Margaret Ann MacNeill (nee Deranger) 1974 – October 23, 2021
A CALL TO ADVENTURE
Acording to her natal chart, she continue to help others, going where angels fear to tread, listening, and providing advice.
I wrote this piece shortly after her passing. As a blogger writing about a loved one who has recently passed is for me difficult but necessary. It helps me process and keep them alive. Yesterday, August 6th, my family Celebrated her life. I write thoughtfully, and respectfully. I don’t put it off too long because in our Denesuline culture, we believe that the dearly departed travel to visit the people they loved over three days, after their body is separated from their soul, their spirit embarks on an adventure to visit. I feel her close as I write this, like she is guiding my heart and my hand. I hope what I write will come across and people will feel her close to them as they read this too. I made sure in honour and respect her and to call her by the name by which she wanted to be known, as Maggie. Most of us family in Canada knew her as Margaret Ann. I totally get it, because when I moved away from home, I also chose to be called by my second name, Angelina. She was quick to accept that.
Maggie was a free spirit and answered a call to adventure early in her life. Fear of the unknown never did discourage her. Over 20 years ago with her young son Christopher, she accepted the call to adventure to move to a new country, and a whole new career overnight. Well, it would seem to those of us left behind that it was spontaneous but I’m certain she thought carefully about her decision to move, considered the consequences, and decided to embark on the adventure of a lifetime, into the unknown, on the other side of the world.
She never let what others thought of her hold her back. I loved that about her. She was spirited, in other words determined I loved that about her too. She was athletic and loved sports. In high school she joined the rowing club.
When she left Canada for Australia, she joined the South Australian police force in Murray Bridge. I remember her telling me it was physically grueling, and about an incident when a male police officer broke her nose during a training exercise. She believed that he did it on purpose. But that didn’t stop her. She kept going and graduated from the Academy.
She had determination and when she wanted to do something she got it done. She didn’t do anything in half measures. Maggie loved completely. I loved her sense of humour and could listen to her laughter for hours. She had a soft spot for animals, often taking in dogs. When for a time, she worked as a by-law officer, I remember her sending me pictures of snakes and other animals that I was petrified to receive. She would just laugh and say: “Nah they won’t hurt ya.”
She graced our life in Fort McMurray, Alberta in the summer of 1974, then a small northern oil company town. As a young child she was feisty. She was very close to her cousins, and particularly my daughter, growing up together. Their relationship was like siblings. They fought, and then they made up.
Regularly, they even dressed up in similar outfits, like twins. Because I lived with her parents, after I moved away, they spent many holidays together when I went home. They continued to be in close communication right up until Maggie’s passing this weekend.
The small town of Fort McMurray could not contain her for too long. She was meant to share her brightness in the world with others.
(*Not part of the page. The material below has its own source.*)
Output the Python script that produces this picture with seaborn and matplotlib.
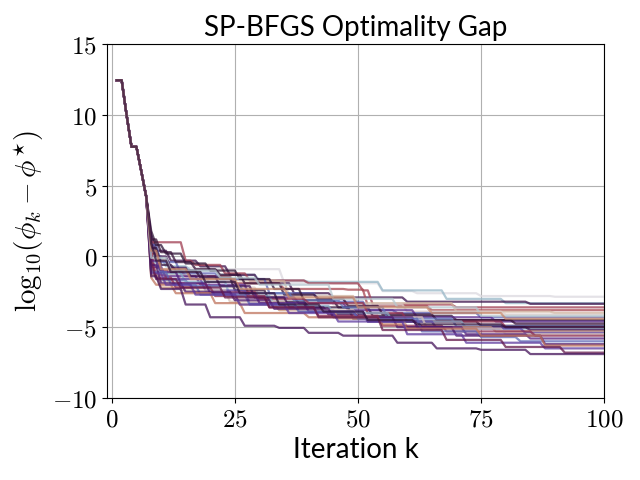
import numpy as np
import pandas as pd
import matplotlib
matplotlib.use("Agg")
import matplotlib.pyplot as plt
import seaborn as sns

# ---------------- data ----------------
iterations = list(range(1, 101))
# shared start (k = 1..7)
prefix = [(1, 12.45), (3, 10.0), (4, 7.75), (6, 6.0), (7, 4.2)]

# change points (iteration, value) – value held until the next change
s01 = [(8, 0.5), (10, -0.3), (12, -0.8), (20, -0.9), (35, -1.85), (45, -1.9), (55, -2.45), (62, -2.6), (75, -2.8), (90, -2.85)]
s02 = [(8, 0.0), (11, -0.7), (16, -1.0), (22, -1.3), (30, -1.7), (40, -1.8), (55, -2.4), (68, -3.0), (80, -3.3)]
s03 = [(8, 1.5), (9, 0.4), (12, -0.3), (18, -0.7), (24, -1.3), (30, -1.9), (37, -2.6), (45, -2.9), (60, -3.2), (85, -3.35)]
s04 = [(8, 1.0), (15, -0.3), (17, -0.6), (23, -1.2), (28, -1.7), (40, -1.9), (51, -2.4), (53, -3.4), (70, -3.6)]
s05 = [(8, 0.2), (10, -1.0), (15, -1.4), (25, -1.9), (35, -2.3), (48, -2.35), (52, -3.5), (65, -3.8)]
s06 = [(8, -0.5), (9, -1.2), (14, -1.6), (26, -1.7), (34, -1.75), (36, -2.8), (50, -3.3), (70, -3.9), (90, -4.0)]
s07 = [(8, -0.2), (12, -1.3), (20, -2.2), (30, -2.8), (45, -3.4), (60, -3.9), (80, -4.1)]
s08 = [(8, 0.8), (10, -0.4), (14, -1.2), (22, -1.6), (32, -2.6), (42, -3.2), (52, -3.8), (58, -4.0), (75, -4.3)]
s09 = [(8, 1.8), (9, 0.8), (11, 0.2), (15, -0.5), (20, -1.0), (26, -1.6), (33, -2.3), (39, -3.1), (46, -3.6), (53, -4.2), (70, -4.5)]
s10 = [(8, -0.8), (11, -1.4), (18, -2.0), (28, -2.9), (38, -3.3), (48, -3.8), (62, -4.3), (78, -4.6)]
s11 = [(8, 1.2), (10, 0.3), (13, -0.4), (17, -0.9), (22, -1.3), (27, -1.9), (35, -2.7), (42, -3.0), (48, -3.5), (55, -4.1), (66, -4.5), (82, -4.75)]
s12 = [(8, 0.6), (10, -0.6), (13, -1.0), (18, -1.5), (25, -2.4), (32, -3.2), (40, -3.6), (49, -4.4), (58, -4.6), (75, -4.9)]
s13 = [(8, -1.0), (10, -1.7), (16, -2.1), (27, -2.6), (37, -3.1), (47, -3.6), (56, -4.4), (70, -4.95)]
s14 = [(8, 0.3), (9, -1.3), (12, -1.9), (20, -2.5), (30, -3.0), (40, -3.3), (52, -4.0), (60, -4.6), (80, -5.0)]
s15 = [(8, -0.4), (10, -1.2), (15, -1.8), (24, -2.8), (33, -3.5), (45, -4.0), (57, -4.6), (72, -5.1)]
s16 = [(8, 1.0), (9, 0.0), (12, -0.8), (16, -1.4), (22, -2.1), (29, -2.9), (36, -3.6), (44, -4.1), (52, -4.6), (63, -5.0), (85, -5.2)]
s17 = [(8, -1.3), (10, -2.2), (17, -2.6), (26, -3.4), (34, -3.8), (46, -4.4), (60, -5.0), (78, -5.3)]
s18 = [(8, -0.7), (11, -1.6), (19, -2.4), (28, -3.3), (38, -3.9), (52, -4.6), (66, -5.1), (84, -5.4)]
s19 = [(8, -0.9), (10, -1.8), (14, -2.4), (24, -3.2), (36, -3.8), (50, -4.3), (64, -5.1), (80, -5.5)]
s20 = [(8, 0.0), (9, -1.5), (13, -2.2), (21, -2.8), (32, -3.6), (42, -4.2), (55, -4.9), (68, -5.3), (86, -5.6)]
s21 = [(8, -0.3), (10, -1.1), (14, -1.9), (20, -2.6), (30, -3.3), (40, -3.9), (50, -4.3), (62, -5.0), (72, -5.5), (85, -5.8)]
s22 = [(8, -1.1), (12, -2.0), (18, -2.7), (28, -3.4), (38, -3.9), (50, -4.4), (63, -5.3), (75, -5.7), (83, -6.0)]
s23 = [(8, -0.6), (10, -1.9), (15, -2.5), (25, -3.1), (33, -3.7), (45, -4.3), (58, -5.0), (70, -5.6), (88, -6.2)]
s24 = [(8, -1.5), (9, -2.0), (13, -2.6), (21, -3.3), (27, -4.0), (40, -4.3), (55, -4.8), (60, -5.1), (75, -5.6), (88, -6.3)]
s25 = [(8, -1.2), (11, -2.0), (17, -2.7), (26, -3.4), (36, -4.0), (46, -4.6), (60, -5.5), (72, -6.1), (88, -6.5)]
s26 = [(8, -0.5), (9, -1.6), (14, -2.2), (23, -2.9), (32, -3.6), (42, -4.3), (55, -5.2), (68, -5.9), (80, -6.4), (92, -6.8)]
s27 = [(8, -1.4), (10, -2.3), (15, -3.4), (20, -4.3), (27, -4.9), (34, -5.05), (40, -5.4), (47, -5.6), (58, -6.1), (66, -6.5), (75, -6.6), (85, -6.9)]
s28 = [(8, -0.1), (12, -1.0), (22, -1.5), (30, -2.0), (45, -3.0), (58, -3.6), (75, -4.2)]
s29 = [(8, 0.4), (10, -0.9), (16, -1.6), (26, -2.3), (36, -2.9), (50, -3.6), (65, -4.0), (80, -4.4)]
s30 = [(8, 0.9), (9, -0.3), (12, -1.1), (19, -1.8), (26, -2.6), (34, -3.4), (43, -3.9), (52, -4.5), (62, -4.8), (80, -5.0)]

runs = [s01, s02, s03, s04, s05, s06, s07, s08, s09, s10,
        s11, s12, s13, s14, s15, s16, s17, s18, s19, s20,
        s21, s22, s23, s24, s25, s26, s27, s28, s29, s30]

# colour positions on the twilight map (style)
cmap_pos = [0.02, 0.12, 0.46, 0.70, 0.72, 0.90, 0.95, 0.28, 0.50, 0.38,
            0.52, 0.49, 0.25, 0.68, 0.15, 0.45, 0.85, 0.33, 0.93, 0.66,
            0.40, 0.27, 0.42, 0.80, 0.35, 0.60, 0.44, 0.08, 0.83, 0.49]

rows = []
for i, run in enumerate(runs):
    pts = prefix + run
    for k in iterations:
        v = [val for (kk, val) in pts if kk <= k][-1]
        rows.append({"run": i, "k": k, "gap": v})
df = pd.DataFrame(rows)

# ---------------- plot ----------------
plt.rcParams["mathtext.fontset"] = "cm"
fig, ax = plt.subplots(figsize=(6.4, 4.8), dpi=100)
fig.subplots_adjust(left=0.167, right=0.944, bottom=0.171, top=0.908)

cmap = matplotlib.colormaps["twilight"]
palette = [cmap(p) for p in cmap_pos]

sns.lineplot(data=df, x="k", y="gap", hue="run", palette=palette,
             legend=False, ax=ax, linewidth=1.6, alpha=0.75, estimator=None)

ax.set_xlim(-1, 100)
ax.set_ylim(-10, 15)
ax.set_xticks([0, 25, 50, 75, 100])
ax.set_yticks([-10, -5, 0, 5, 10, 15])
ax.xaxis.set_major_formatter(matplotlib.ticker.FuncFormatter(lambda v, p: r"$%d$" % v))
ax.yaxis.set_major_formatter(matplotlib.ticker.FuncFormatter(lambda v, p: r"$%d$" % v))
ax.tick_params(labelsize=18)
ax.grid(True, color="#b0b0b0", linewidth=0.8)
ax.set_axisbelow(True)

ax.set_title("SP-BFGS Optimality Gap", fontsize=20, family="Lato")
ax.set_xlabel("Iteration k", fontsize=20, family="Lato")
ax.set_ylabel(r"$\mathrm{log}_{10}(\phi_k - \phi^{\star})$", fontsize=21)

fig.savefig("out.png", dpi=100)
She made fast friends wherever she went, a beam of light in darkness. She led the way for others. By her gregarious nature we were never left questioning her true loving intention for us. She loved deeply and completely, and we all felt it deeply.
She was kind, thoughtful and compassionate. Our schedules meant that we often talked early in the morning, in my time. In one of our early morning calls she asked me if I read a book she was reading. She knew I was a meditator and followed Buddhism. I said, absolutely, I have it right here on my shelf. She couldn’t believe we both had the same book. And we shared a laugh together. I think it made us feel closer to be holding the same book title.
Her young life had to end so tragically and abruptly. It is a challenge to grasp, why a beautiful soul would be taken from us. I thought we would have so many more conversations, and laughter. We all do because we avoid the elephant in the room and seldom talk about death. When Maggie and I ended our calls, she always said she loved me, and I would tell her I loved her more.
What gives me solace in this tragedy is knowing she lived life on her own terms to the end, and she embraced her adventures fully with enthusiasm. The last time I saw her in person was in Melbourne in 2008 when we went to the movie Australia shortly after it was released. She invited me to this movie even though she had already by that time had seen it three times, but she wanted to experience it with me. After the movie when we talked on the phone, she would say “I sing you to me. Which meant come visit me, from the movie.
I am very sad; at the same time, I have a desire to give meaning to her death. It’s difficult when someone passes and there is regret, things unsaid. Her death is a poignant reminder to all of us of the fragility of life and how suddenly it can end. There is no guarantee that we will have an opportunity to fix relationships that have gone off course. Since her passing I have had a couple of conversations with people and have implored them to repair their relationships with people still walking this journey with us. I hope my words aren’t falling on deaf ears.
Maggie, you made the world brighter for everyone who knew you I promise to be available to your sons to help guide them when they ask and if they need someone to be a compassionate listener, I will be there for them. I am so proud to be your aunt, you have made me proud by your accomplishments, your integrity, and your authenticity. Until we meet again forever in my heart.